Data listing
■ ■ ■ ■ ■ ■ ■

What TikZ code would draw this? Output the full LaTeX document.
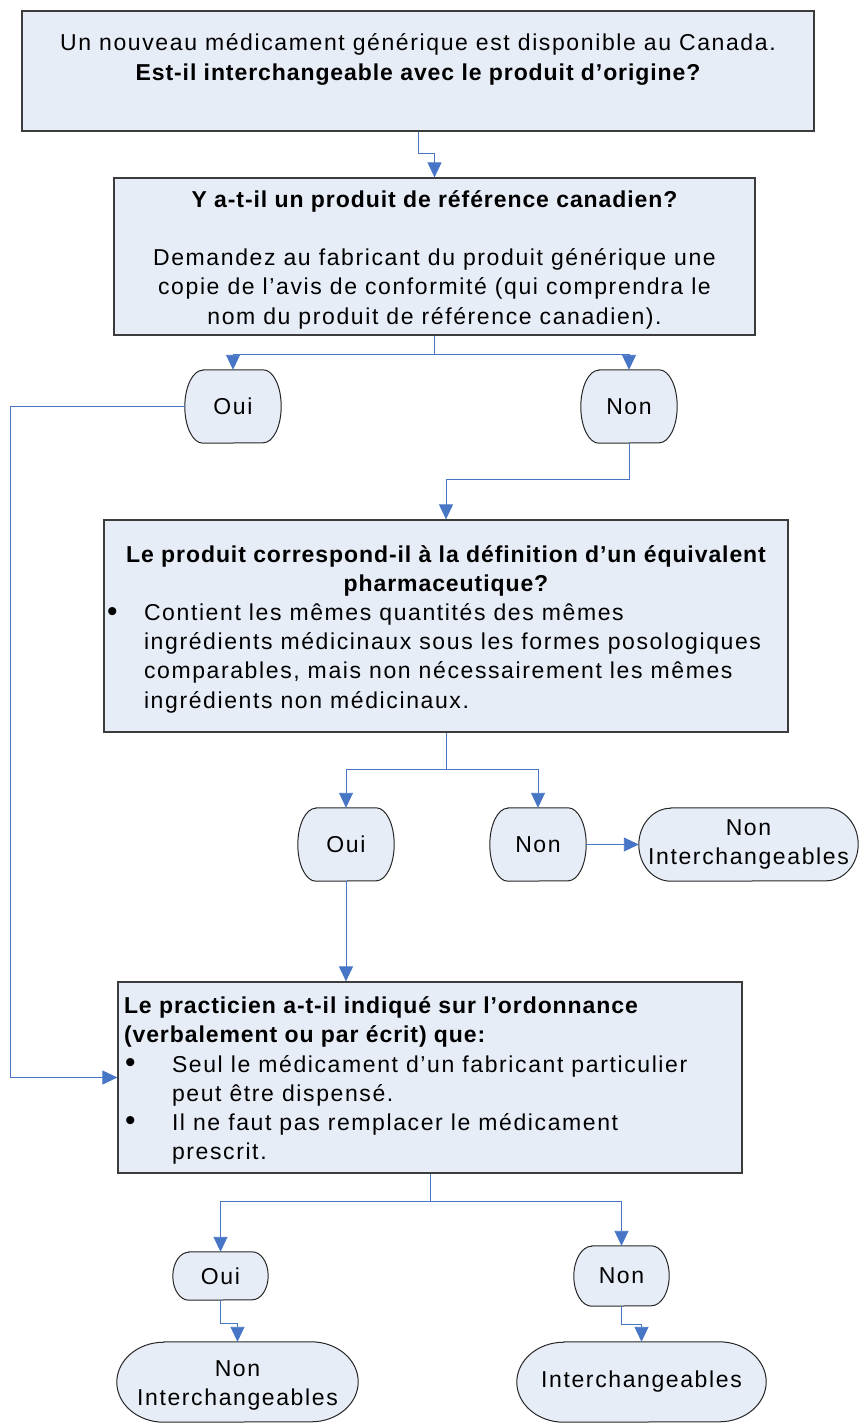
\documentclass[tikz,border=0pt]{standalone}
\usepackage{fontspec}
\setmainfont{Liberation Sans}
\newfontfamily\rg{Liberation Sans}[LetterSpace=7]
\newfontfamily\bd{Liberation Sans Bold}[LetterSpace=4]
\usetikzlibrary{arrows.meta,backgrounds,calc}
\definecolor{boxfill}{RGB}{231,237,247}
\definecolor{conncol}{RGB}{72,118,198}
\definecolor{edgecol}{RGB}{60,60,60}
\newcommand\tstrut{\rule{0pt}{27pt}}
\newcommand\bulmark{\raisebox{-0.5pt}{\scalebox{1.3}{\textbullet}}}
\newcommand\ctrl[2]{\makebox[#1][c]{#2}\strut}
\newcommand\lft[2]{\makebox[#1][l]{#2}\strut}
\newcommand\bul[3]{\makebox[#1][l]{\makebox[#2][l]{\hspace{1pt}\bulmark}#3}\strut}
\newcommand\ind[3]{\makebox[#1][l]{\hspace{#2}#3}\strut}
\newcommand\term[3]{\path[termline] ([xshift=#2pt]#1.north west) -- ([xshift=-#2pt]#1.north east) arc[start angle=90,end angle=-90,x radius=#2pt,y radius=#3pt] -- ([xshift=#2pt]#1.south west) arc[start angle=270,end angle=90,x radius=#2pt,y radius=#3pt] -- cycle;}
\tikzset{
  txt/.style={font=\rg\fontsize{23}{29.2}\selectfont},
  box/.style={txt, draw=edgecol, line width=1.2pt, fill=boxfill, inner xsep=0pt, inner ysep=0pt},
  termnode/.style={txt, inner sep=0pt, align=center},
  termline/.style={draw=black!85, line width=1pt, fill=boxfill},
  conn/.style={draw=conncol, line width=0.9pt, -{Triangle[length=15pt,width=14pt]}},
  plain/.style={draw=conncol, line width=0.9pt}
}
\begin{document}
\begin{tikzpicture}[x=1pt,y=-1pt]
\useasboundingbox (0,0) rectangle (859,1423);

% boxes
\node[box, minimum width=792pt, minimum height=120pt, align=center] (top) at (418,71)
 {\tstrut\strut Un nouveau médicament générique est disponible au Canada.\\
  {\bd Est-il interchangeable avec le produit d’origine?}\strut\\ \strut};

\node[box, minimum width=641pt, minimum height=157pt, align=center] (box2) at (434.5,256.5)
 {\tstrut{\bd Y a-t-il un produit de référence canadien?}\strut\\ \strut\\
  \strut Demandez au fabricant du produit générique une\\
  \strut copie de l’avis de conformité (qui comprendra le\\
  \strut nom du produit de référence canadien).};

\node[box, minimum width=684pt, minimum height=212pt, align=left, inner xsep=2pt] (box3) at (446,626)
 {\tstrut\ctrl{680pt}{\bd Le produit correspond-il à la définition d’un équivalent}\\
  \ctrl{680pt}{\bd pharmaceutique?}\\
  \bul{680pt}{38pt}{Contient les mêmes quantités des mêmes}\\
  \ind{680pt}{38pt}{ingrédients médicinaux sous les formes posologiques}\\
  \ind{680pt}{38pt}{comparables, mais non nécessairement les mêmes}\\
  \ind{680pt}{38pt}{ingrédients non médicinaux.}};

\node[box, minimum width=624pt, minimum height=191pt, align=left, inner xsep=6pt] (box4) at (430,1077.5)
 {\tstrut\lft{612pt}{\bd Le practicien a-t-il indiqué sur l’ordonnance}\\
  \lft{612pt}{\bd (verbalement ou par écrit) que:}\\
  \bul{612pt}{48pt}{Seul le médicament d’un fabricant particulier}\\
  \ind{612pt}{48pt}{peut être dispensé.}\\
  \bul{612pt}{48pt}{Il ne faut pas remplacer le médicament}\\
  \ind{612pt}{48pt}{prescrit.}};

% terminals
\node[termnode, minimum width=96pt, minimum height=73pt] (oui1) at (233,406.5) {Oui};
\node[termnode, minimum width=96pt, minimum height=73pt] (non1) at (629,406.5) {Non};
\node[termnode, minimum width=96pt, minimum height=73pt] (oui2) at (346,844.5) {Oui};
\node[termnode, minimum width=96pt, minimum height=73pt] (non2) at (538,844.5) {Non};
\node[termnode, minimum width=219pt, minimum height=73pt] (ni1) at (748.5,844.5) {\strut Non\\ \strut Interchangeables};
\node[termnode, minimum width=95pt, minimum height=48pt] (oui3) at (220.5,1276) {Oui};
\node[termnode, minimum width=95pt, minimum height=60pt] (non3) at (621.5,1276) {Non};
\node[termnode, minimum width=241pt, minimum height=80pt] (ni2) at (237.5,1382) {\tstrut\strut Non\\ \strut Interchangeables};
\node[termnode, minimum width=249pt, minimum height=80pt] (inter) at (641.5,1382) {Interchangeables};

\begin{pgfonlayer}{background}
\term{oui1}{18}{36.5}
\term{non1}{18}{36.5}
\term{oui2}{18}{36.5}
\term{non2}{18}{36.5}
\term{ni1}{32}{36.5}
\term{oui3}{16}{24}
\term{non3}{18}{30}
\term{ni2}{47}{40}
\term{inter}{47}{40}
\end{pgfonlayer}

% connectors
\draw[conn] (top.south) -- ([yshift=-22pt]top.south) -| (box2.north);
\coordinate (j2) at ([yshift=-19pt]box2.south);
\draw[plain] (box2.south) -- (j2);
\draw[conn] (j2) -| (oui1.north);
\draw[conn] (j2) -| (non1.north);
\coordinate (lc) at (10,406.5);
\draw[conn] (oui1.west) -- (lc) |- (box4.west);
\draw[conn] (non1.south) -- ([yshift=-36pt]non1.south) -| (box3.north);
\coordinate (j3) at ([yshift=-37pt]box3.south);
\draw[plain] (box3.south) -- (j3);
\draw[conn] (j3) -| (oui2.north);
\draw[conn] (j3) -| (non2.north);
\draw[conn] (non2.east) -- (ni1.west);
\draw[conn] (oui2.south) -- (oui2.south |- box4.north);
\coordinate (j4) at ([yshift=-28pt]box4.south);
\draw[plain] (box4.south) -- (j4);
\draw[conn] (j4) -| (oui3.north);
\draw[conn] (j4) -| (non3.north);
\draw[conn] (oui3.south) -- ([yshift=-23pt]oui3.south) -| (ni2.north);
\draw[conn] (non3.south) -- ([yshift=-18pt]non3.south) -| (inter.north);
\end{tikzpicture}
\end{document}
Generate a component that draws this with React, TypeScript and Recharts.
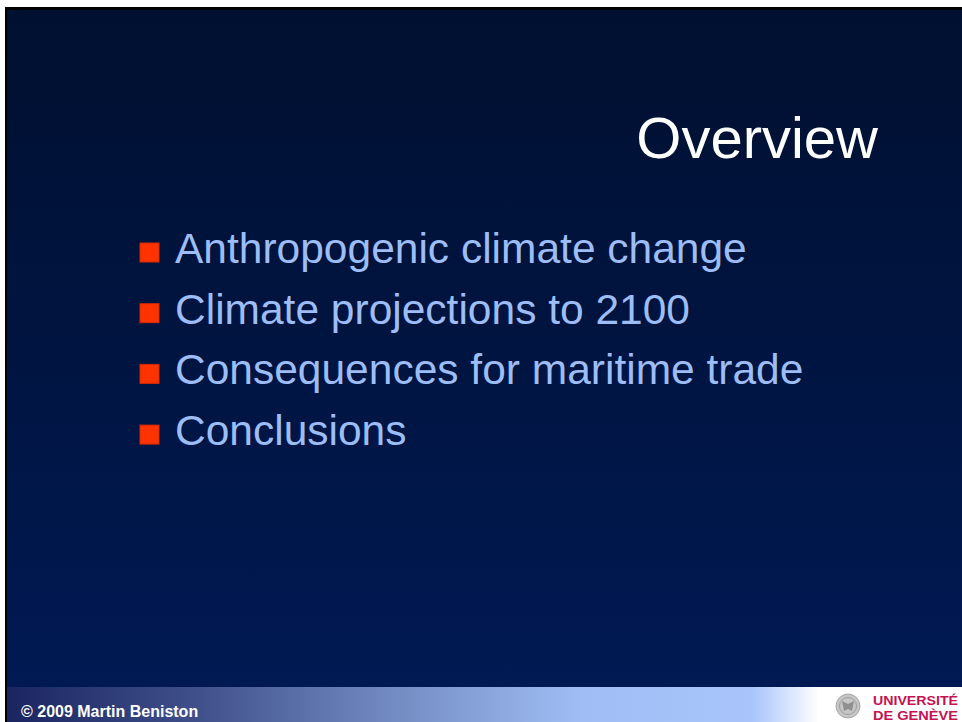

■ ■ ■ ■ ■ ■ ■

WHAT THE EXERCISE ASKS.
Copy out all the data without changing anything, and drop the pictures.

RESULT OF THIS EXERCISE.
What TikZ code would draw this? Output the full LaTeX document.
\documentclass[tikz,border=0pt]{standalone}
\usepackage{fontspec}
\setmainfont{Liberation Sans}
\newfontfamily\rg{Liberation Sans}[LetterSpace=7]
\newfontfamily\bd{Liberation Sans Bold}[LetterSpace=4]
\usetikzlibrary{arrows.meta,backgrounds,calc}
\definecolor{boxfill}{RGB}{231,237,247}
\definecolor{conncol}{RGB}{72,118,198}
\definecolor{edgecol}{RGB}{60,60,60}
\newcommand\tstrut{\rule{0pt}{27pt}}
\newcommand\bulmark{\raisebox{-0.5pt}{\scalebox{1.3}{\textbullet}}}
\newcommand\ctrl[2]{\makebox[#1][c]{#2}\strut}
\newcommand\lft[2]{\makebox[#1][l]{#2}\strut}
\newcommand\bul[3]{\makebox[#1][l]{\makebox[#2][l]{\hspace{1pt}\bulmark}#3}\strut}
\newcommand\ind[3]{\makebox[#1][l]{\hspace{#2}#3}\strut}
\newcommand\term[3]{\path[termline] ([xshift=#2pt]#1.north west) -- ([xshift=-#2pt]#1.north east) arc[start angle=90,end angle=-90,x radius=#2pt,y radius=#3pt] -- ([xshift=#2pt]#1.south west) arc[start angle=270,end angle=90,x radius=#2pt,y radius=#3pt] -- cycle;}
\tikzset{
  txt/.style={font=\rg\fontsize{23}{29.2}\selectfont},
  box/.style={txt, draw=edgecol, line width=1.2pt, fill=boxfill, inner xsep=0pt, inner ysep=0pt},
  termnode/.style={txt, inner sep=0pt, align=center},
  termline/.style={draw=black!85, line width=1pt, fill=boxfill},
  conn/.style={draw=conncol, line width=0.9pt, -{Triangle[length=15pt,width=14pt]}},
  plain/.style={draw=conncol, line width=0.9pt}
}
\begin{document}
\begin{tikzpicture}[x=1pt,y=-1pt]
\useasboundingbox (0,0) rectangle (859,1423);

% boxes
\node[box, minimum width=792pt, minimum height=120pt, align=center] (top) at (418,71)
 {\tstrut\strut Un nouveau médicament générique est disponible au Canada.\\
  {\bd Est-il interchangeable avec le produit d’origine?}\strut\\ \strut};

\node[box, minimum width=641pt, minimum height=157pt, align=center] (box2) at (434.5,256.5)
 {\tstrut{\bd Y a-t-il un produit de référence canadien?}\strut\\ \strut\\
  \strut Demandez au fabricant du produit générique une\\
  \strut copie de l’avis de conformité (qui comprendra le\\
  \strut nom du produit de référence canadien).};

\node[box, minimum width=684pt, minimum height=212pt, align=left, inner xsep=2pt] (box3) at (446,626)
 {\tstrut\ctrl{680pt}{\bd Le produit correspond-il à la définition d’un équivalent}\\
  \ctrl{680pt}{\bd pharmaceutique?}\\
  \bul{680pt}{38pt}{Contient les mêmes quantités des mêmes}\\
  \ind{680pt}{38pt}{ingrédients médicinaux sous les formes posologiques}\\
  \ind{680pt}{38pt}{comparables, mais non nécessairement les mêmes}\\
  \ind{680pt}{38pt}{ingrédients non médicinaux.}};

\node[box, minimum width=624pt, minimum height=191pt, align=left, inner xsep=6pt] (box4) at (430,1077.5)
 {\tstrut\lft{612pt}{\bd Le practicien a-t-il indiqué sur l’ordonnance}\\
  \lft{612pt}{\bd (verbalement ou par écrit) que:}\\
  \bul{612pt}{48pt}{Seul le médicament d’un fabricant particulier}\\
  \ind{612pt}{48pt}{peut être dispensé.}\\
  \bul{612pt}{48pt}{Il ne faut pas remplacer le médicament}\\
  \ind{612pt}{48pt}{prescrit.}};

% terminals
\node[termnode, minimum width=96pt, minimum height=73pt] (oui1) at (233,406.5) {Oui};
\node[termnode, minimum width=96pt, minimum height=73pt] (non1) at (629,406.5) {Non};
\node[termnode, minimum width=96pt, minimum height=73pt] (oui2) at (346,844.5) {Oui};
\node[termnode, minimum width=96pt, minimum height=73pt] (non2) at (538,844.5) {Non};
\node[termnode, minimum width=219pt, minimum height=73pt] (ni1) at (748.5,844.5) {\strut Non\\ \strut Interchangeables};
\node[termnode, minimum width=95pt, minimum height=48pt] (oui3) at (220.5,1276) {Oui};
\node[termnode, minimum width=95pt, minimum height=60pt] (non3) at (621.5,1276) {Non};
\node[termnode, minimum width=241pt, minimum height=80pt] (ni2) at (237.5,1382) {\tstrut\strut Non\\ \strut Interchangeables};
\node[termnode, minimum width=249pt, minimum height=80pt] (inter) at (641.5,1382) {Interchangeables};

\begin{pgfonlayer}{background}
\term{oui1}{18}{36.5}
\term{non1}{18}{36.5}
\term{oui2}{18}{36.5}
\term{non2}{18}{36.5}
\term{ni1}{32}{36.5}
\term{oui3}{16}{24}
\term{non3}{18}{30}
\term{ni2}{47}{40}
\term{inter}{47}{40}
\end{pgfonlayer}

% connectors
\draw[conn] (top.south) -- ([yshift=-22pt]top.south) -| (box2.north);
\coordinate (j2) at ([yshift=-19pt]box2.south);
\draw[plain] (box2.south) -- (j2);
\draw[conn] (j2) -| (oui1.north);
\draw[conn] (j2) -| (non1.north);
\coordinate (lc) at (10,406.5);
\draw[conn] (oui1.west) -- (lc) |- (box4.west);
\draw[conn] (non1.south) -- ([yshift=-36pt]non1.south) -| (box3.north);
\coordinate (j3) at ([yshift=-37pt]box3.south);
\draw[plain] (box3.south) -- (j3);
\draw[conn] (j3) -| (oui2.north);
\draw[conn] (j3) -| (non2.north);
\draw[conn] (non2.east) -- (ni1.west);
\draw[conn] (oui2.south) -- (oui2.south |- box4.north);
\coordinate (j4) at ([yshift=-28pt]box4.south);
\draw[plain] (box4.south) -- (j4);
\draw[conn] (j4) -| (oui3.north);
\draw[conn] (j4) -| (non3.north);
\draw[conn] (oui3.south) -- ([yshift=-23pt]oui3.south) -| (ni2.north);
\draw[conn] (non3.south) -- ([yshift=-18pt]non3.south) -| (inter.north);
\end{tikzpicture}
\end{document}
Generate a component that draws this with React, TypeScript and Recharts.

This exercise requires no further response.